→ **Records provided**
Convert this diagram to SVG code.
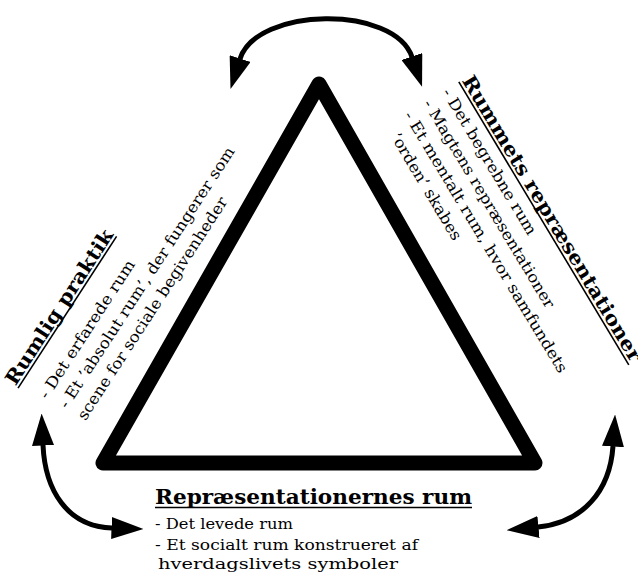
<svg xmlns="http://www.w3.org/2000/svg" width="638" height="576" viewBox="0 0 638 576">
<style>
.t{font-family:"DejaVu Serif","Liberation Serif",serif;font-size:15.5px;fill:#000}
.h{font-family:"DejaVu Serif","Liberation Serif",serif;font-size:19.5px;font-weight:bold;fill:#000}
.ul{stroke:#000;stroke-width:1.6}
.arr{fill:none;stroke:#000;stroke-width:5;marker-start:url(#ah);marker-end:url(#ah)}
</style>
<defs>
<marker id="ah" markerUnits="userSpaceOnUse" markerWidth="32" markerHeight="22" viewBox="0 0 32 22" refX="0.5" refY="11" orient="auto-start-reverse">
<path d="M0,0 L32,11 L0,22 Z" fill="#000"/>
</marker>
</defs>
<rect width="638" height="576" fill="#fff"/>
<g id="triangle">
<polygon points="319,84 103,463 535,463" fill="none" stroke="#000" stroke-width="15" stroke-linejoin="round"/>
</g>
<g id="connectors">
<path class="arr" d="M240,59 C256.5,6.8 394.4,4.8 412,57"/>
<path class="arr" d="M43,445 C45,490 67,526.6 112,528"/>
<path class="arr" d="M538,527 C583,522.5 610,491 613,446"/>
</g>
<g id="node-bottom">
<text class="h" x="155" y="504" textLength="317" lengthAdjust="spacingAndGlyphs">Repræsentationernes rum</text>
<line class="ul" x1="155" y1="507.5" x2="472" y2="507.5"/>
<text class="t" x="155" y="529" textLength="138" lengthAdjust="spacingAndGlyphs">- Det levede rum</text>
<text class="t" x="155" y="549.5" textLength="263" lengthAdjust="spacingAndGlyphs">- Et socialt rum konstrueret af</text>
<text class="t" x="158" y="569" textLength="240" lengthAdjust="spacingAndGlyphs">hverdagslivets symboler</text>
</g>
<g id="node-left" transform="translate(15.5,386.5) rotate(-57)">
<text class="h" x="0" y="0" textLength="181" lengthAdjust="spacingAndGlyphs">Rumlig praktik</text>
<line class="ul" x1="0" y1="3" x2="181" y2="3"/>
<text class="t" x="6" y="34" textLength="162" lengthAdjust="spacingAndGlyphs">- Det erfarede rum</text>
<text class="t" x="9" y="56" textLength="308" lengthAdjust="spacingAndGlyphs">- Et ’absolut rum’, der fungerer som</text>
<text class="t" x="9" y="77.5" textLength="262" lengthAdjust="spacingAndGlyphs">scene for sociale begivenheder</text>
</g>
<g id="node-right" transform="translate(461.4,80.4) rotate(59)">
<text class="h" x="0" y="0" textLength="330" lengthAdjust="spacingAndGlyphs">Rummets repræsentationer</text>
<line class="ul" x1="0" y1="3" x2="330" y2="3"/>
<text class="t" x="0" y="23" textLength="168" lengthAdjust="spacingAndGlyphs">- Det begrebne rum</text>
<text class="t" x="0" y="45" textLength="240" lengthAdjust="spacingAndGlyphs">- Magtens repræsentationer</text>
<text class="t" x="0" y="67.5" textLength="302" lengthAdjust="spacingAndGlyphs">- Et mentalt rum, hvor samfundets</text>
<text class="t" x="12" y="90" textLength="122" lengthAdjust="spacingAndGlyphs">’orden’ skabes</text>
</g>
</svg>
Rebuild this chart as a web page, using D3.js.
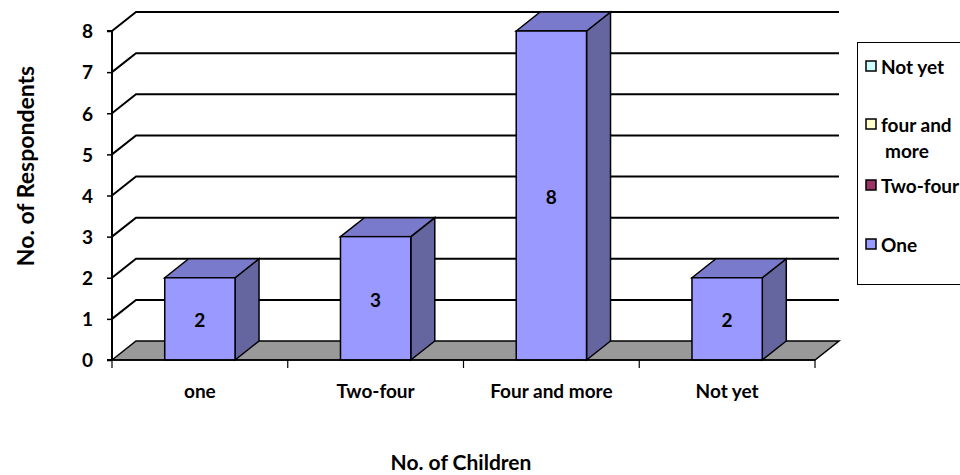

→ **The request**
Keep the pictures out of the copy and write out the data exactly as it stands.

→ **Response**
Convert this diagram to SVG code.
<svg xmlns="http://www.w3.org/2000/svg" width="638" height="576" viewBox="0 0 638 576">
<style>
.t{font-family:"DejaVu Serif","Liberation Serif",serif;font-size:15.5px;fill:#000}
.h{font-family:"DejaVu Serif","Liberation Serif",serif;font-size:19.5px;font-weight:bold;fill:#000}
.ul{stroke:#000;stroke-width:1.6}
.arr{fill:none;stroke:#000;stroke-width:5;marker-start:url(#ah);marker-end:url(#ah)}
</style>
<defs>
<marker id="ah" markerUnits="userSpaceOnUse" markerWidth="32" markerHeight="22" viewBox="0 0 32 22" refX="0.5" refY="11" orient="auto-start-reverse">
<path d="M0,0 L32,11 L0,22 Z" fill="#000"/>
</marker>
</defs>
<rect width="638" height="576" fill="#fff"/>
<g id="triangle">
<polygon points="319,84 103,463 535,463" fill="none" stroke="#000" stroke-width="15" stroke-linejoin="round"/>
</g>
<g id="connectors">
<path class="arr" d="M240,59 C256.5,6.8 394.4,4.8 412,57"/>
<path class="arr" d="M43,445 C45,490 67,526.6 112,528"/>
<path class="arr" d="M538,527 C583,522.5 610,491 613,446"/>
</g>
<g id="node-bottom">
<text class="h" x="155" y="504" textLength="317" lengthAdjust="spacingAndGlyphs">Repræsentationernes rum</text>
<line class="ul" x1="155" y1="507.5" x2="472" y2="507.5"/>
<text class="t" x="155" y="529" textLength="138" lengthAdjust="spacingAndGlyphs">- Det levede rum</text>
<text class="t" x="155" y="549.5" textLength="263" lengthAdjust="spacingAndGlyphs">- Et socialt rum konstrueret af</text>
<text class="t" x="158" y="569" textLength="240" lengthAdjust="spacingAndGlyphs">hverdagslivets symboler</text>
</g>
<g id="node-left" transform="translate(15.5,386.5) rotate(-57)">
<text class="h" x="0" y="0" textLength="181" lengthAdjust="spacingAndGlyphs">Rumlig praktik</text>
<line class="ul" x1="0" y1="3" x2="181" y2="3"/>
<text class="t" x="6" y="34" textLength="162" lengthAdjust="spacingAndGlyphs">- Det erfarede rum</text>
<text class="t" x="9" y="56" textLength="308" lengthAdjust="spacingAndGlyphs">- Et ’absolut rum’, der fungerer som</text>
<text class="t" x="9" y="77.5" textLength="262" lengthAdjust="spacingAndGlyphs">scene for sociale begivenheder</text>
</g>
<g id="node-right" transform="translate(461.4,80.4) rotate(59)">
<text class="h" x="0" y="0" textLength="330" lengthAdjust="spacingAndGlyphs">Rummets repræsentationer</text>
<line class="ul" x1="0" y1="3" x2="330" y2="3"/>
<text class="t" x="0" y="23" textLength="168" lengthAdjust="spacingAndGlyphs">- Det begrebne rum</text>
<text class="t" x="0" y="45" textLength="240" lengthAdjust="spacingAndGlyphs">- Magtens repræsentationer</text>
<text class="t" x="0" y="67.5" textLength="302" lengthAdjust="spacingAndGlyphs">- Et mentalt rum, hvor samfundets</text>
<text class="t" x="12" y="90" textLength="122" lengthAdjust="spacingAndGlyphs">’orden’ skabes</text>
</g>
</svg>
Rebuild this chart as a web page, using D3.js.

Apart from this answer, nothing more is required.